What is more important to me as a doctor vis-à-vis my covenant with patients - abiding strictly by the rule or trusting them? Granted, I should not breach any ethics but we all know that what is law need not always be ethical and vice versa, what is morally sound, as in this case, is not (yet) legal.
Professor Ian Refalo and I presented a paper in Helsinki last August where we argued that research ethics committees can indeed refuse to allow legitimate research and indeed allow research which is illegal. I will not go into the merits of these arguments, but the fact is that research ethics committees were set up, after the war, to guard against perverse legislation as the Nazis had.
Extrapolating this, many countries do not update their laws in lesser matters as is this issue at hand, and the doctor's obligation is towards his patient. Indeed doctors have to protect the public interest, which is why certain diseases and criminal behavior has to be reported, but sick leave certification certainly does not fall into this category.
Indeed, if we were to protect the public interest it is our obligation to point out the illegality of certification with regard to data protection and that we need to dialogue and see how to make sick leave certification better and more effective in reducing abuse.
Finally, it is incredible how the small number of certificates issued by GPs were made to sound as if they were a large amount. Many doctor are also company doctors and issue certificates by the dozen. They do not obviously reflect income, and trying to use them for VAT purposes, besides being out of subject, is indeed immoral at worst and shows lack of understanding of the subject at best.
That there is an increase in certification during the hunting season is indeed interesting and Government should consider whether resources should be invested to contain this problem.
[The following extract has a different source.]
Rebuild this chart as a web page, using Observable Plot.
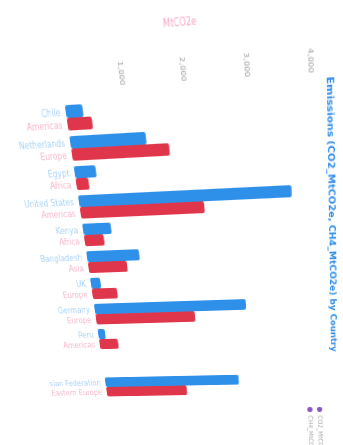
<!DOCTYPE html>
<html>
<head>
<meta charset="utf-8">
<script src="https://cdn.jsdelivr.net/npm/d3@7"></script>
<script src="https://cdn.jsdelivr.net/npm/@observablehq/plot@0.6"></script>
<style>
  html, body { margin: 0; padding: 0; background: #fff; overflow: hidden; width: 343px; height: 445px; }
  #fig { position: absolute; left: 0; top: 0; width: 445px; height: 343px; background: #fff;
         font-family: "DejaVu Sans", sans-serif; transform-origin: 0 0; }
  #title { position: absolute; left: 0; top: 8px; width: 100%; text-align: center; white-space: nowrap;
           font-size: 9px; font-weight: bold; color: #2d8de8; }
  #legend { position: absolute; left: 412px; top: 24px; font-size: 7px; color: #a8a8a8; }
  .item { display: flex; align-items: center; height: 11px; white-space: nowrap; }
  .dot { width: 6px; height: 6px; border-radius: 50%; background: #8c55c8; margin-right: 4px; }
  #ylabel { position: absolute; left: 43px; top: 153px; transform: translate(-50%, -50%) rotate(-90deg);
            font-size: 8px; color: #f5a6c6; white-space: nowrap; }
  #chart { position: absolute; left: 0; top: 0; }
</style>
</head>
<body>
<div id="fig">
  <div id="chart"></div>
  <div id="title"></div>
  <div id="legend"></div>
  <div id="ylabel"></div>
</div>
<script>
// Emissions by country, two series per country
const countries = ["Chile", "Netherlands", "Egypt", "United States", "Kenya", "Bangladesh",
                   "UK", "Germany", "Peru", "Norway", "Russian Federation"];
const regions   = ["Americas", "Europe", "Africa", "Americas", "Africa", "Asia",
                   "Europe", "Europe", "Americas", "Europe", "Eastern Europe"];
const seriesNames = ["CO2_MtCO2e", "CH4_MtCO2e"];
const co2 = [290, 1280, 370, 3620, 500, 940, 180, 2750, 130, null, 2530];
const ch4 = [420, 1650, 220, 2150, 350, 700, 460, 1820, 350, null, 1540];
const yTicks = [1000, 2000, 3000, 4000];

const titleText = "Emissions (CO2_MtCO2e, CH4_MtCO2e) by Country";
const yLabelText = "MtCO2e";

const seriesColors = ["#2e90e8", "#e0364b"];
const labelColors  = ["#a9d3f5", "#f6b7c9"];

const rows = countries.flatMap((c, i) => [
  {country: c, region: regions[i], series: seriesNames[0], value: co2[i]},
  {country: c, region: regions[i], series: seriesNames[1], value: ch4[i]}
]).filter(d => d.value != null);

const chart = Plot.plot({
  width: 445,
  height: 343,
  marginTop: 30,
  marginBottom: 67,
  marginLeft: 100,
  marginRight: 45,
  style: {fontFamily: "DejaVu Sans, sans-serif", fontSize: "7px", color: "#a0a0a0", background: "transparent"},
  fx: {domain: countries, padding: 0.1, axis: null},
  x: {domain: seriesNames, padding: 0.04, axis: null},
  y: {domain: [0, 4000], axis: null},
  color: {domain: seriesNames, range: seriesColors},
  marks: [
    // value axis only on the leftmost facet
    Plot.axisY({ticks: yTicks, tickFormat: d3.format(","), tickSize: 0, tickPadding: 13, label: null, facetAnchor: "left"}),
    Plot.barY(rows, {fx: "country", x: "series", y: "value", fill: "series", rx: 2}),
    Plot.text(rows.filter(d => d.series === seriesNames[0]),
      {fx: "country", x: "series", y: 0, text: "country", rotate: -90, textAnchor: "end",
       dy: 5, fill: labelColors[0], fontSize: 8}),
    Plot.text(rows.filter(d => d.series === seriesNames[1]),
      {fx: "country", x: "series", y: 0, text: "region", rotate: -90, textAnchor: "end",
       dy: 5, fill: labelColors[1], fontSize: 8})
  ]
});
document.getElementById("chart").append(chart);
document.getElementById("title").textContent = titleText;
document.getElementById("ylabel").textContent = yLabelText;
const legend = document.getElementById("legend");
for (const s of seriesNames) {
  const item = document.createElement("div");
  item.className = "item";
  item.innerHTML = `<span class="dot"></span><span>${s}</span>`;
  legend.append(item);
}

// Place the figure on the page with a projective transform fitted to four anchors
function homography(src, dst) {
  const A = [], b = [];
  for (let i = 0; i < 4; i++) {
    const [x, y] = src[i], [X, Y] = dst[i];
    A.push([x, y, 1, 0, 0, 0, -x * X, -y * X]); b.push(X);
    A.push([0, 0, 0, x, y, 1, -x * Y, -y * Y]); b.push(Y);
  }
  const n = 8;
  for (let c = 0; c < n; c++) {
    let p = c;
    for (let r = c + 1; r < n; r++) if (Math.abs(A[r][c]) > Math.abs(A[p][c])) p = r;
    [A[c], A[p]] = [A[p], A[c]]; [b[c], b[p]] = [b[p], b[c]];
    for (let r = 0; r < n; r++) {
      if (r === c) continue;
      const f = A[r][c] / A[c][c];
      for (let k = c; k < n; k++) A[r][k] -= f * A[c][k];
      b[r] -= f * b[c];
    }
  }
  return b.map((v, i) => v / A[i][i]);
}
const fx = chart.scale("fx"), ys = chart.scale("y");
const c0 = fx.apply(countries[0]) + fx.bandwidth / 2;
const c1 = fx.apply(countries[countries.length - 1]) + fx.bandwidth / 2;
const v0 = ys.apply(0), v4 = ys.apply(4000);
const h = homography(
  [[c0, v0], [c1, v0], [c0, v4], [c1, v4]],
  [[66.6, 118], [106, 387], [312.6, 103], [319, 383]]
);
const m = [h[0], h[3], 0, h[6], h[1], h[4], 0, h[7], 0, 0, 1, 0, h[2], h[5], 0, 1];
document.getElementById("fig").style.transform = `matrix3d(${m.join(",")})`;
</script>
</body>
</html>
But to blame a doctor for trusting his patient who said he has back pain or diarrhea (as if I follow my patient to the toilet!) is ludicrous.
May I suggest that the department of social policy meet the Medical Association and the College of Family Doctors to discuss this issue rather than continue to allow people to use patient information for perverse and unacceptable pop-statistics which have no scientific value at all.
The government has seen how much resources can be wasted in health centres. Should we continue to oblige people to waste health centre doctors' time simply because they have a common cold?
Conversely, for those who have a family doctor, should we oblige people for the same reason to spend money on a consultation when they can get a certificate later? Mothers usually can handle the sniffles quite well without spending Lm3 or Lm4 to get the doctor - and so can all adults!
Most important of all, data owned by the patient (and sick leave certification falls in this category) should not be used for purposes they have not consented to. We are not living in Stalinist Russia.
Dr Pierre Mallia specialised in clinical and biomedical ethics and is president of the Malta College of Family Doctors. He is the author of Your Rights as a Patient (PEG Publishers, 2002).